In your opinion, why is not enough emphasis placed on process work?

It’s like any strategic question companies face: How much time should I invest for strategic considerations, which yield no direct economic benefit, after all? However, scrutinizing and optimizing my processes is essential in order to remain competitive in the future. The competition, which is more automated, cost-effective and powerful, is great. Another central element of digitization is the question of what I really want to digitize in order to make processes efficient and transparent. However, it’s also clear that employees often lack the qualifications necessary to conceive and design leaner processes.

Who in a company do you see as the driver of a digital transformation?

It’s crucial that the senior management are one hundred percent committed to the issue. The path to digitization is not free. It’s an investment in the future, which involves more than just buying a tool or machine. It’s an investment in staffing and in cooperation with third parties. However, I also think that everyone in the control cabinet manufacturing ecosystem has an interest in making processes as efficient as possible. Control cabinet manufacturers can strengthen their role – from the machine and equipment manufacturer, to the component supplier, all the way to the engineer and tool supplier.
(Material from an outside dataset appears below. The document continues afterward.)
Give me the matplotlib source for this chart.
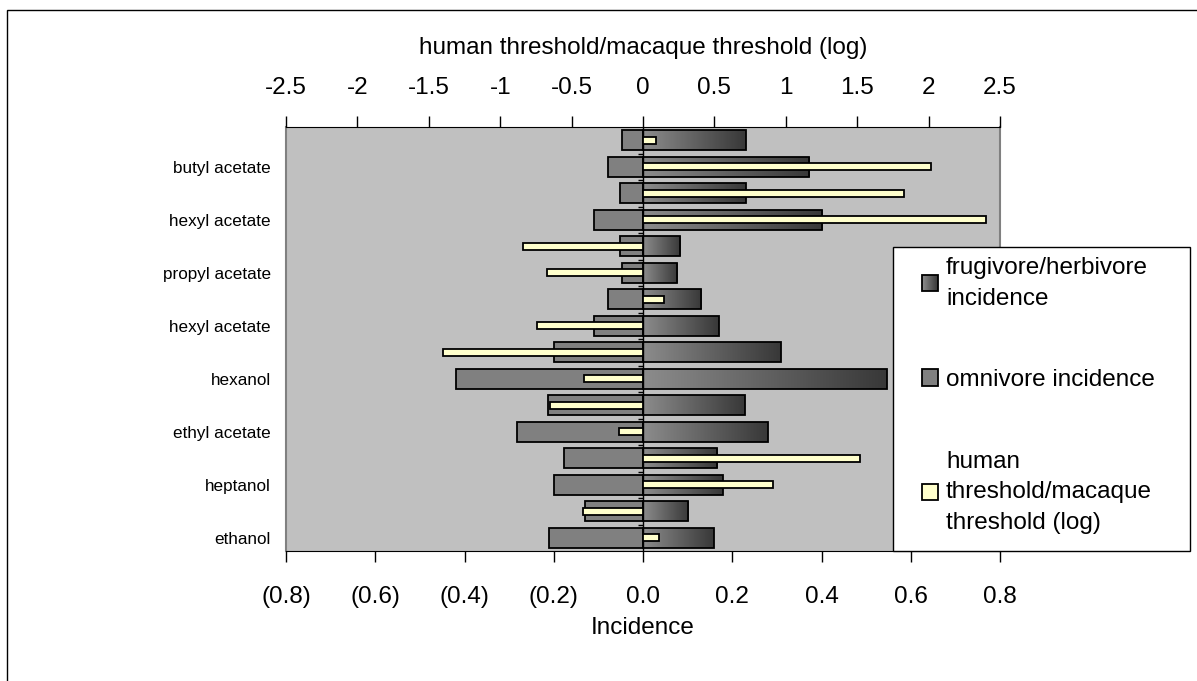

How can production be networked and the data that can be extracted from it be exploited in order to optimize, not just one production step, but an entire value creation chain?

If I want maximize the automation of production, I need to provide this information early on. I can do that by collecting all the data centrally in a digital model as early as possible so it can be used further in all downstream automated production processes. That’s what we mean when we speak of a three-dimensional layout. The information basis I produce consistently at this point is the key to the digital factory. Ultimately, this is nothing other than the creation of a digital twin of the control cabinet that can be used later for the entire production process, and also for further operation.
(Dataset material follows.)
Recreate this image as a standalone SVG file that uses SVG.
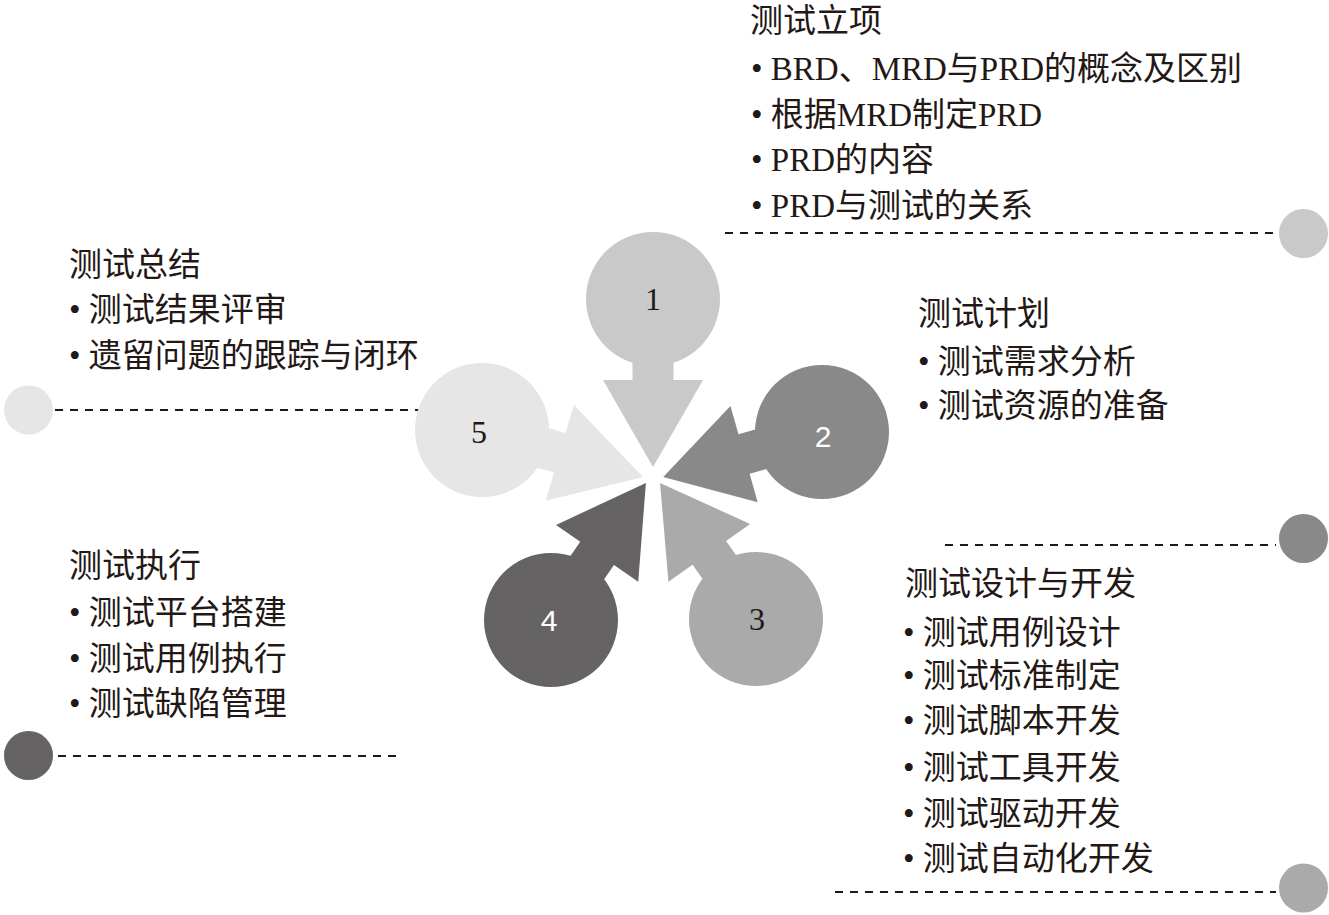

Design and production are two different segments of the value creation chain – but the end goal is the same. How can the two “languages” be better linked to each other?
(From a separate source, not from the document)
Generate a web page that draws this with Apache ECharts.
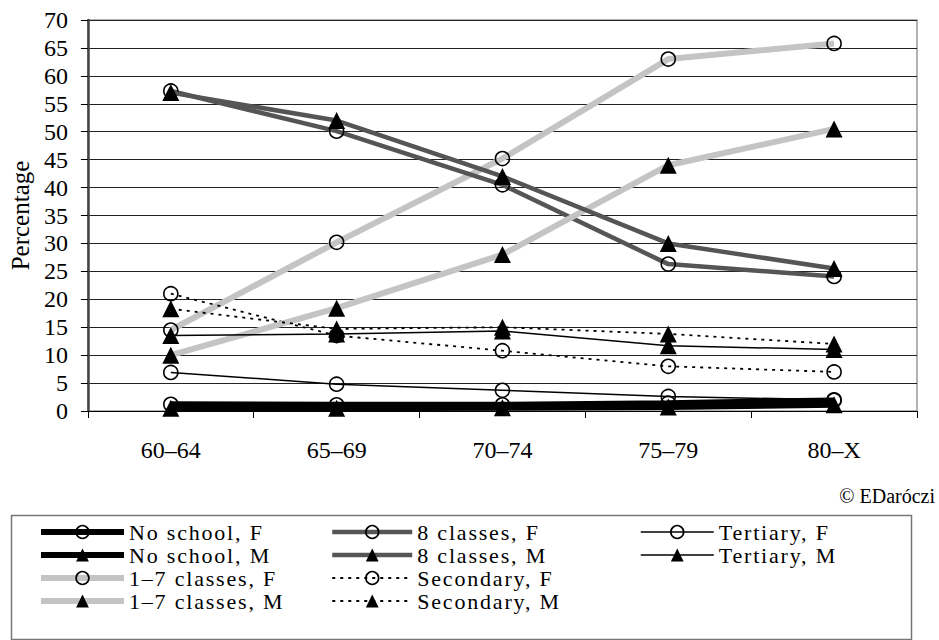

In this connection, I like to mention the concept of “production-oriented design”: Subsequent production should already be considered during the control cabinet design phase. That only works if skilled people from production can route their knowledge and experience back to the design phase. Production workers are often very experienced and have spent years reading circuit diagrams, and optimizing the control cabinets as well. This feedback must flow back to the project design phase efficiently. That’s one way experienced workers could be involved directly in the design phase.

This type of interdisciplinary cooperation sounds very efficient in theory. What does the reality look like?

It has been the case in the past, and remains so today, that the design data is partially provided by the customer, reworked a little around the edges and then passed to production. Where automation and efficiency of production need to be increased, the control cabinet plan must be thought through in detail. Continuous coordination between the different departments is essential for this. Sooner or later, much more than the actual production know-how will be built up and entrenched in the design phase. In contrast, production will focus more and more on the handling of machines and production systems.

How long will the transformation of control cabinet manufacturing process take? Where are we at now?

We speak of a digital transformation process, and most companies are taking their first steps in this right now. However, many control cabinet manufacturers already have experienced with similar transformation processes, such as introducing cable assemblers or drilling machines, which many control cabinet manufacturers carried out over ten years ago. The process that took place there is no different from what now needs to be gradually built up in other areas. Today there are already companies exploiting their digital potential to a great degree, but there are also those that still handle production as they did 15 years ago – it will be difficult for the latter.